The Eastern Fjords

From Eglisstadir we headed south to an area known for the long finger like penninsulas that create deep fjords. With the exception of one recently-created short-cut the R1 route follows the ocean in and out of each fjord. Lots of distance, but the landscape is fantastically beautiful. More mountainous and rockier than the north, with scree littering the steep slopes. I told Stephen he and I should agree not to show any of our photos to Maurice. For this leg of the trip the weather was also very good. A bit cool but sunny enough that the colour of the green moss landscape really shone through.

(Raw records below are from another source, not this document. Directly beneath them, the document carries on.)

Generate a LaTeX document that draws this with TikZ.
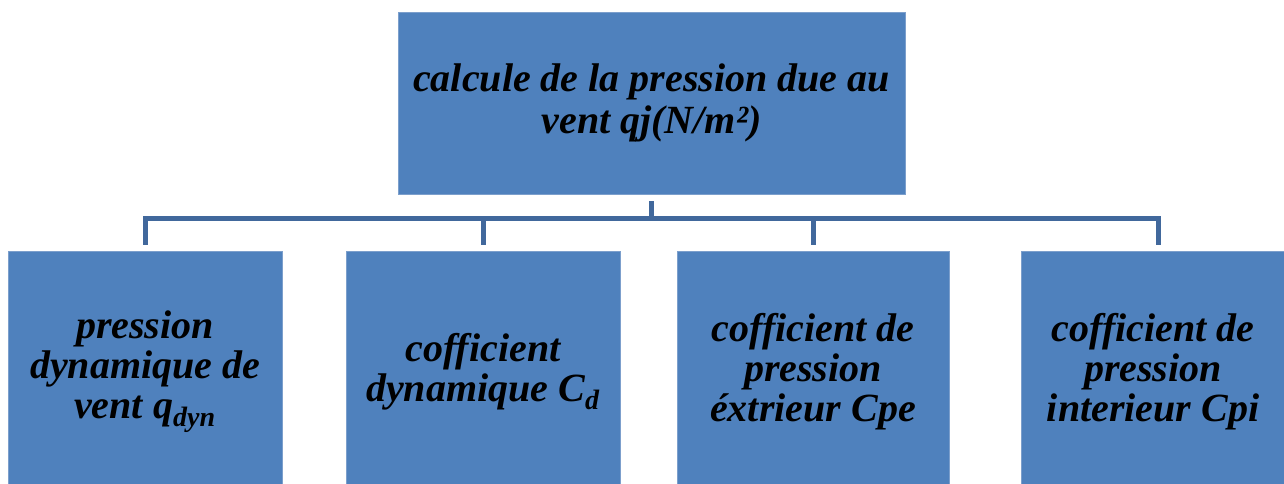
\documentclass[tikz,border=0pt]{standalone}
\usepackage{fontspec}
\setmainfont{Liberation Serif}
\definecolor{boxfill}{HTML}{4F81BD}
\definecolor{boxline}{HTML}{7C9FCC}
\definecolor{wire}{HTML}{41689C}
\begin{document}
\begin{tikzpicture}[x=0.75pt,y=-0.75pt,
  box/.style={rectangle, fill=boxfill, draw=boxline, line width=0.6pt,
    align=center, inner sep=0pt, font=\bfseries\itshape},
  topbox/.style={box, minimum width=380.25pt, minimum height=136.5pt,
    font=\bfseries\itshape\fontsize{30}{32}\selectfont},
  leaf/.style={box, minimum height=181.5pt,
    font=\bfseries\itshape\fontsize{30}{30}\selectfont},
  wireline/.style={draw=wire, line width=3.75pt, line join=miter}]
\useasboundingbox (0,0) rectangle (1284,483);
\fill[white] (0,0) rectangle (1284,483);

% root box
\node[topbox] (top) at (651.5,103) {calcule de la pression due au\\vent qj(N/m²)};

% four leaf boxes (they run past the lower edge)
\node[leaf, minimum width=205.5pt] (c1) at (145,372) {pression\\dynamique de\\vent q\textsubscript{dyn}};
\node[leaf, minimum width=205.5pt] (c2) at (483,372) {cofficient\\dynamique C\textsubscript{d}};
\node[leaf, minimum width=204pt] (c3) at (813,372) {cofficient de\\pression\\éxtrieur Cpe};
\node[leaf, minimum width=198pt] (c4) at (1153,372) {cofficient de\\pression\\interieur Cpi};

% connector bus
\coordinate (bus) at (651,218);
\draw[wireline] ([yshift=-5.25pt]top.south) -- (top.south |- bus);
\draw[wireline] ([yshift=4.5pt]c1.north) -- (c1.north |- bus) -- (1158,218) -- (1158,245);
\draw[wireline] ([yshift=4.5pt]c2.north) -- (c2.north |- bus);
\draw[wireline] ([yshift=4.5pt]c3.north) -- (c3.north |- bus);
\end{tikzpicture}
\end{document}
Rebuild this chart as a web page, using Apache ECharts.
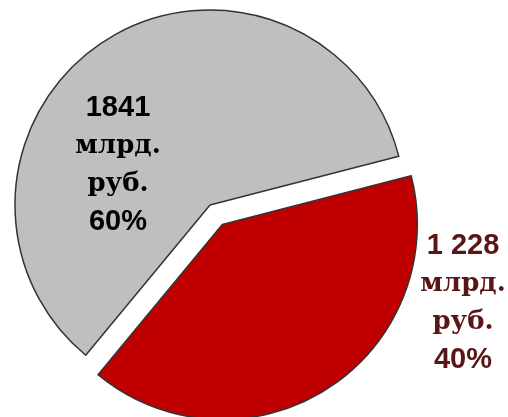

Stephen in the Eastern Fjords

Our destination that night was Berunes Farm. Situated on one of the fjords it advertised an inn and campground and marked the approximate halfway point between Eglisstadir and the Skaftafell National Park https://www.east.is/en/what-to-see-and-do/services/berunes-hi-hostel

Berunes Farm

The campground was not spectacular, just a soggy field surrounded by a few bushes, but the location up from the fjord was lovely, and they had a cozy bar in one of the buildings on site. We cooked our own dinner and then retreated to the bar for a nightcap. The spot next to us in the camping field was occupied by a small camper truck that had been rented by 3 Australian women – Stephen and I could not at all figure out how the three of them all fit to sleep inside the camper. They were travelling in the opposite direction than we were and were able to foreshadow the Vatnojokull glacier that lay ahead of us, complete with stories of how they had taken some ice to use in their vodka.